--- begin Collected material ---

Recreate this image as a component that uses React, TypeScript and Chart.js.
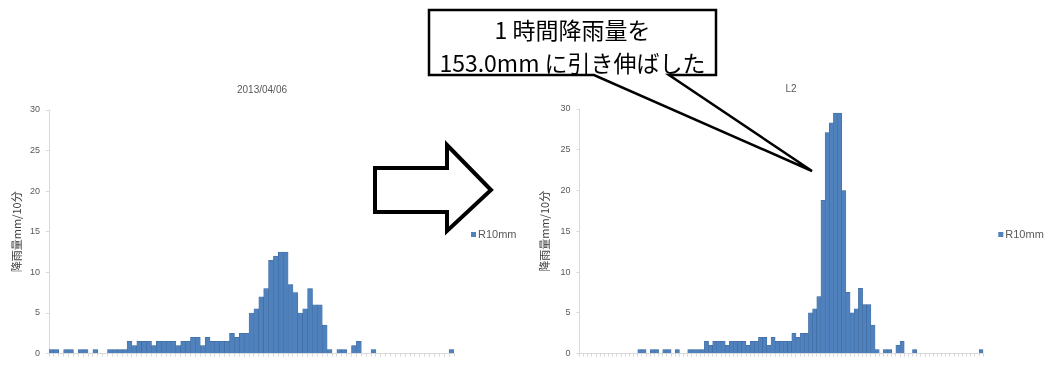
import React, { useEffect, useRef } from 'react';
import { Chart, registerables } from 'chart.js';

Chart.register(...registerables);

// ---------- data ----------
const leftTitle = '2013/04/06';
const rightTitle = 'L2';
const seriesName = 'R10mm';
const yAxisTitle = '降雨量mm/10分';
const yMin = 0;
const yMax = 30;
const yStep = 5;

// 10-minute rainfall (mm), original event
const leftValues = [
  0.5, 0.5, 0, 0.5, 0.5, 0, 0.5, 0.5, 0, 0.5,
  0, 0, 0.5, 0.5, 0.5, 0.5, 1.5, 1.0, 1.5, 1.5,
  1.5, 1.0, 1.5, 1.5, 1.5, 1.5, 1.0, 1.5, 1.5, 2.0,
  2.0, 1.0, 2.0, 1.5, 1.5, 1.5, 1.5, 2.5, 2.0, 2.5,
  2.5, 5.0, 5.5, 7.0, 8.0, 11.5, 12.0, 12.5, 12.5, 8.5,
  7.5, 5.0, 5.5, 8.0, 6.0, 6.0, 3.5, 0.5, 0, 0.5,
  0.5, 0, 1.0, 1.5, 0, 0, 0.5, 0, 0, 0,
  0, 0, 0, 0, 0, 0, 0, 0, 0, 0,
  0, 0, 0.5,
];

// 10-minute rainfall (mm), stretched event L2
const rightValues = [
  0, 0, 0, 0, 0, 0, 0, 0, 0, 0, 0, 0, 0, 0,
  0.5, 0.5, 0, 0.5, 0.5, 0, 0.5, 0.5, 0, 0.5,
  0, 0, 0.5, 0.5, 0.5, 0.5, 1.5, 1.0, 1.5, 1.5,
  1.5, 1.0, 1.5, 1.5, 1.5, 1.5, 1.0, 1.5, 1.5, 2.0,
  2.0, 1.0, 2.0, 1.5, 1.5, 1.5, 1.5, 2.5, 2.0, 2.5,
  2.5, 5.0, 5.5, 7.0, 18.8, 27.1, 28.3, 29.5, 29.5, 20.0,
  7.5, 5.0, 5.5, 8.0, 6.0, 6.0, 3.5, 0.5, 0, 0.5,
  0.5, 0, 1.0, 1.5, 0, 0, 0.5, 0, 0, 0,
  0, 0, 0, 0, 0, 0, 0, 0, 0, 0,
  0, 0, 0.5,
];

const leftCategories = leftValues.map((_, i) => String(i + 1));
const rightCategories = rightValues.map((_, i) => String(i + 1));

const calloutLine1 = '1 時間降雨量を';
const calloutLine2 = '153.0mm に引き伸ばした';

// ---------- styles ----------
const BAR_FILL = '#4f81bd';
const BAR_EDGE = '#3c679c';
const AXIS_COLOR = '#d9d9d9';
const TEXT_COLOR = '#595959';
const JP_FONT = '"Noto Sans CJK JP", "Noto Sans", sans-serif';
const LAT_FONT = '"Liberation Sans", "Noto Sans", sans-serif';

type Layout = {
  padLeft: number;
  padRight: number;
  padTop: number;
  yWidth: number;
  xHeight: number;
  titleX: number;
  titleY: number;
  legendX: number;
  legendY: number;
};

function decorPlugin(lay: Layout, title: string) {
  return {
    id: 'titleAndLegend',
    afterDraw(chart: any) {
      const ctx = chart.ctx;
      const ds = chart.data.datasets[0];
      ctx.save();
      // chart title
      ctx.fillStyle = TEXT_COLOR;
      ctx.font = `10px ${LAT_FONT}`;
      ctx.textBaseline = 'middle';
      ctx.textAlign = 'center';
      ctx.fillText(title, lay.titleX, lay.titleY);
      // legend
      ctx.fillStyle = BAR_FILL;
      ctx.fillRect(lay.legendX, lay.legendY, 5, 5);
      ctx.fillStyle = TEXT_COLOR;
      ctx.font = `11px ${LAT_FONT}`;
      ctx.textAlign = 'left';
      ctx.fillText(ds.label, lay.legendX + 7, lay.legendY + 2.5);
      ctx.restore();
    },
  };
}

function makeConfig(labels: string[], values: number[], title: string, lay: Layout): any {
  return {
    type: 'bar',
    data: {
      labels,
      datasets: [
        {
          label: seriesName,
          data: values,
          backgroundColor: BAR_FILL,
          borderColor: BAR_EDGE,
          borderWidth: 0.5,
          categoryPercentage: 1,
          barPercentage: 1,
        },
      ],
    },
    options: {
      responsive: false,
      animation: false,
      events: [],
      layout: { padding: { left: lay.padLeft, right: lay.padRight, top: lay.padTop, bottom: 0 } },
      plugins: {
        legend: { display: false },
        tooltip: { enabled: false },
        title: { display: false },
      },
      scales: {
        x: {
          grid: {
            display: true,
            drawOnChartArea: false,
            drawTicks: true,
            tickLength: 3,
            color: AXIS_COLOR,
          },
          border: { display: true, color: AXIS_COLOR },
          ticks: { display: false },
          afterFit: (s: any) => {
            s.height = lay.xHeight;
          },
        },
        y: {
          min: yMin,
          max: yMax,
          ticks: {
            stepSize: yStep,
            color: TEXT_COLOR,
            padding: 6,
            font: { family: LAT_FONT, size: 9 },
          },
          grid: {
            drawOnChartArea: false,
            drawTicks: true,
            tickLength: 3,
            color: AXIS_COLOR,
          },
          border: { display: true, color: AXIS_COLOR },
          title: {
            display: true,
            text: yAxisTitle,
            color: '#404040',
            font: { family: JP_FONT, size: 11 },
            padding: 0,
          },
          afterFit: (s: any) => {
            s.width = lay.yWidth;
          },
        },
      },
    },
    plugins: [decorPlugin(lay, title)],
  };
}

function BarChart(props: {
  labels: string[];
  values: number[];
  title: string;
  lay: Layout;
  left: number;
  top: number;
  width: number;
  height: number;
}) {
  const ref = useRef<HTMLCanvasElement | null>(null);
  useEffect(() => {
    if (!ref.current) return;
    const chart = new Chart(ref.current, makeConfig(props.labels, props.values, props.title, props.lay));
    return () => chart.destroy();
  }, []);
  return (
    <canvas
      ref={ref}
      width={props.width}
      height={props.height}
      style={{
        position: 'absolute',
        left: props.left,
        top: props.top,
        width: props.width,
        height: props.height,
      }}
    />
  );
}

const leftLayout: Layout = {
  padLeft: 10,
  padRight: 70,
  padTop: 30,
  yWidth: 39,
  xHeight: 6,
  titleX: 262,
  titleY: 10,
  legendX: 471,
  legendY: 152,
};

const rightLayout: Layout = {
  padLeft: 4.4,
  padRight: 64.7,
  padTop: 29,
  yWidth: 41.1,
  xHeight: 7.3,
  titleX: 257,
  titleY: 9.5,
  legendX: 464.3,
  legendY: 152,
};

export default function App() {
  return (
    <div
      style={{
        position: 'absolute',
        left: 0,
        top: 0,
        width: 1048,
        height: 365,
        background: '#ffffff',
        overflow: 'hidden',
      }}
    >
      <BarChart
        labels={leftCategories}
        values={leftValues}
        title={leftTitle}
        lay={leftLayout}
        left={0}
        top={80}
        width={524}
        height={285}
      />
      <BarChart
        labels={rightCategories}
        values={rightValues}
        title={rightTitle}
        lay={rightLayout}
        left={534}
        top={80}
        width={514}
        height={285}
      />
      <svg
        width={1048}
        height={365}
        style={{ position: 'absolute', left: 0, top: 0, pointerEvents: 'none' }}
      >
        <polygon
          points="375,168 447,168 447,145 491,190 447,231 447,212 375,212"
          fill="#ffffff"
          stroke="#000000"
          strokeWidth={4}
          strokeLinejoin="miter"
        />
        <path
          d="M429,10 H716 V75 H669 L812,171 L594,75 H429 Z"
          fill="#ffffff"
          stroke="#000000"
          strokeWidth={2.5}
          strokeLinejoin="miter"
        />
        <text
          x={572.5}
          y={39}
          textAnchor="middle"
          fontSize={23}
          fontFamily={JP_FONT}
          fill="#000000"
        >
          {calloutLine1}
        </text>
        <text
          x={572.5}
          y={72}
          textAnchor="middle"
          fontSize={23}
          fontFamily={JP_FONT}
          fill="#000000"
        >
          {calloutLine2}
        </text>
      </svg>
    </div>
  );
}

--- end Collected material ---

Given exercise: Your task is to restate word for word the lines from the top of the data to the line containing "const yStep = 5;", both ends included, with every picture left out.

Full answer:
Recreate this image as a component that uses React, TypeScript and Chart.js.
import React, { useEffect, useRef } from 'react';
import { Chart, registerables } from 'chart.js';

Chart.register(...registerables);

// ---------- data ----------
const leftTitle = '2013/04/06';
const rightTitle = 'L2';
const seriesName = 'R10mm';
const yAxisTitle = '降雨量mm/10分';
const yMin = 0;
const yMax = 30;
const yStep = 5;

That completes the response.